Zhao adds that the cultural barriers between her and her parents make it more difficult to get advice from them compared to her siblings. Thus, she turns to her siblings for anything from help with her schoolwork to advice on living a balanced life.
“Most people here in the Bay Area have immigrant parents, but since you have siblings that grew up as Americans who happened to have Asian parents who are immigrants, I think it’s easier to get advice from them,” Zhao said. “Sure, my siblings and I might be 16 years apart, but still they went to the same high school as me, they all went to Monta Vista, they all went to Kennedy, and I think that sense that you can still relate to them.”
Having a similar mentorship dynamic with his oldest brother, Hajjarian highlights that such dynamics never change. Even as his relationships with his siblings have blossomed from never-ending fights to the strong bond they currently have, Hajjarian’s oldest brother still plays the same mentorship role for him and his brothers.
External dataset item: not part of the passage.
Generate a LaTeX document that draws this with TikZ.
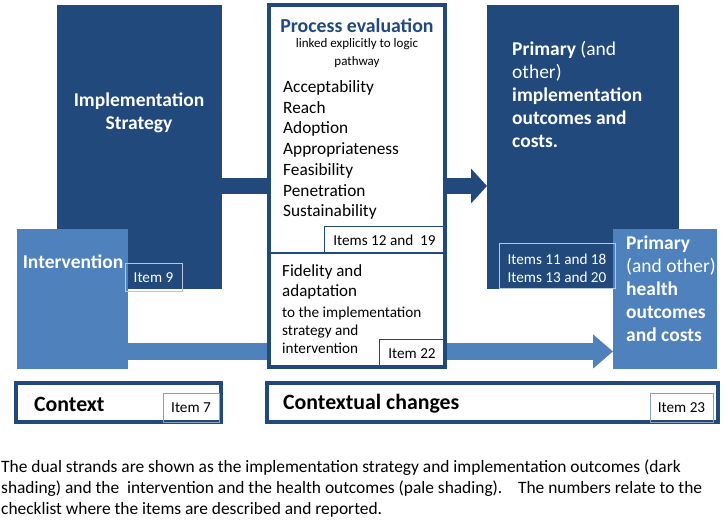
\documentclass[tikz,border=0pt]{standalone}
\usepackage{fontspec}
\setmainfont{Carlito}
\usetikzlibrary{arrows.meta}
\definecolor{dkblue}{HTML}{21497C}
\definecolor{ltblue}{HTML}{4F81BD}
\definecolor{itemline}{HTML}{B8C8DC}
\definecolor{itemgray}{HTML}{8DA0BA}
\begin{document}
\begin{tikzpicture}[x=1pt,y=-1pt,
  blk/.style={anchor=north west, inner sep=0pt, outer sep=0pt},
  itembox/.style={blk, draw=#1, line width=1pt},
  framebox/.style={blk, draw=dkblue, line width=4pt, fill=white},
  itemtxt/.style={font=\fontsize{15.2}{18}\selectfont, inner sep=0pt},
  whitetxt/.style={text=white, inner sep=0pt},
  arr/.style={line width=#1}
]
\useasboundingbox (0,0) rectangle (725,521);

% dark and light blocks
\node[blk, fill=dkblue, minimum width=165pt, minimum height=284pt] (impl) at (57,5) {};
\node[blk, fill=dkblue, minimum width=192pt, minimum height=284pt] (out) at (487,5) {};
\node[blk, fill=ltblue, minimum width=111pt, minimum height=140pt] (interv) at (17,229) {};
\node[blk, fill=ltblue, minimum width=104pt, minimum height=140pt] (health) at (613,229) {};

% arrows
\draw[dkblue, arr=16pt, -{Triangle[length=16pt,width=34pt]}] (impl.east |- 0,186) -- (out.west |- 0,186);
\draw[ltblue, arr=17pt, -{Triangle[length=20pt,width=33pt]}] (interv.east |- 0,351.5) -- (health.west |- 0,351.5);

% process evaluation frame
\node[framebox, minimum width=176pt, minimum height=362pt] (proc) at (269,5) {};
\coordinate (divL) at (269,253);
\coordinate (divR) at (445,253);
\draw[dkblue, line width=2.5pt] (divL) -- (divR);

% item boxes
\node[itembox=itemline, minimum width=57pt, minimum height=27pt] (item9) at (125,264) {};
\node[itembox=dkblue, minimum width=121pt, minimum height=26pt] (item1219) at (324,227) {};
\node[itembox=dkblue, minimum width=66pt, minimum height=28pt] (item22) at (379,339) {};
\node[itembox=itemline, minimum width=116pt, minimum height=44pt] (item1118) at (499,244) {};

% context frames
\node[framebox, minimum width=205pt, minimum height=39pt] (context) at (16,383) {};
\node[framebox, minimum width=451pt, minimum height=39pt] (contextual) at (267,383) {};
\node[itembox=itemgray, minimum width=56pt, minimum height=29pt] (item7) at (163,393) {};
\node[itembox=itemgray, minimum width=63pt, minimum height=29pt] (item23) at (650,393) {};

% texts
\node[whitetxt, font=\fontsize{19.5}{23.5}\selectfont\bfseries, align=center] (implT) at (139,113) {Implementation\\Strategy};
\node[whitetxt, font=\fontsize{19.5}{23}\selectfont\bfseries] (intervT) at (73,262) {Intervention};
\node[whitetxt, itemtxt] (item9T) at (153.5,277.5) {Item 9};

\node[text=dkblue, inner sep=0pt, font=\fontsize{19.8}{24}\selectfont\bfseries] (procT) at (357,26) {Process evaluation};
\node[inner sep=0pt, align=center, font=\fontsize{13}{18}\selectfont] (procS) at (357,53) {linked explicitly to logic\\pathway};
\node[inner sep=0pt, align=left, anchor=west, font=\fontsize{17.3}{20.7}\selectfont] (procL) at (283,150) {Acceptability\\Reach\\Adoption\\Appropriateness\\Feasibility\\Penetration\\Sustainability};
\node[itemtxt] (item1219T) at (384.5,240) {Items 12 and\ \ 19};

\node[inner sep=0pt, align=left, anchor=west, font=\fontsize{17}{20}\selectfont] (fid1) at (282,282) {Fidelity and\\adaptation};
\node[inner sep=0pt, align=left, anchor=west, font=\fontsize{15.2}{18}\selectfont] (fid2) at (282,330) {to the implementation\\strategy and\\intervention};
\node[itemtxt] (item22T) at (412,354) {Item 22};

\node[whitetxt, align=left, anchor=west, font=\fontsize{19.5}{23}\selectfont] (outT) at (512,94) {\textbf{Primary} (and\\other)\\\textbf{implementation}\\\textbf{outcomes and}\\\textbf{costs.}};
\node[whitetxt, itemtxt, align=center] (item1118T) at (557,268) {Items 11 and 18\\Items 13 and 20};

\node[whitetxt, align=left, anchor=west, font=\fontsize{19.5}{23}\selectfont] (healthT) at (626,289) {\textbf{Primary}\\(and other)\\\textbf{health}\\\textbf{outcomes}\\\textbf{and costs}};

\node[inner sep=0pt, anchor=west, font=\fontsize{21.8}{24}\selectfont\bfseries] (contextT) at (34,404) {Context};
\node[itemtxt] (item7T) at (191,408) {Item 7};
\node[inner sep=0pt, anchor=west, font=\fontsize{21.8}{24}\selectfont\bfseries] (contextualT) at (283,404) {Contextual changes};
\node[itemtxt] (item23T) at (681.5,408) {Item 23};

\node[inner sep=0pt, anchor=west, align=left, font=\fontsize{17.4}{21}\selectfont] (caption) at (1,489) {The dual strands are shown as the implementation strategy and implementation outcomes (dark\\shading) and the\ \ intervention and the health outcomes (pale shading).\ \ \ \ The numbers relate to the\\checklist where the items are described and reported.};
\end{tikzpicture}
\end{document}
“I think there are certain dynamics that will always be in place, and my brother’s sense of obligation that he needs to make sure he’s there for us and help guide us in the right direction in life is one of them,” Hajjarian said. “He puts a lot of responsibility on himself to make sure that everybody is doing OK. But generally, my brothers and I always want to be there for one another, regardless of how old we are and where we are.”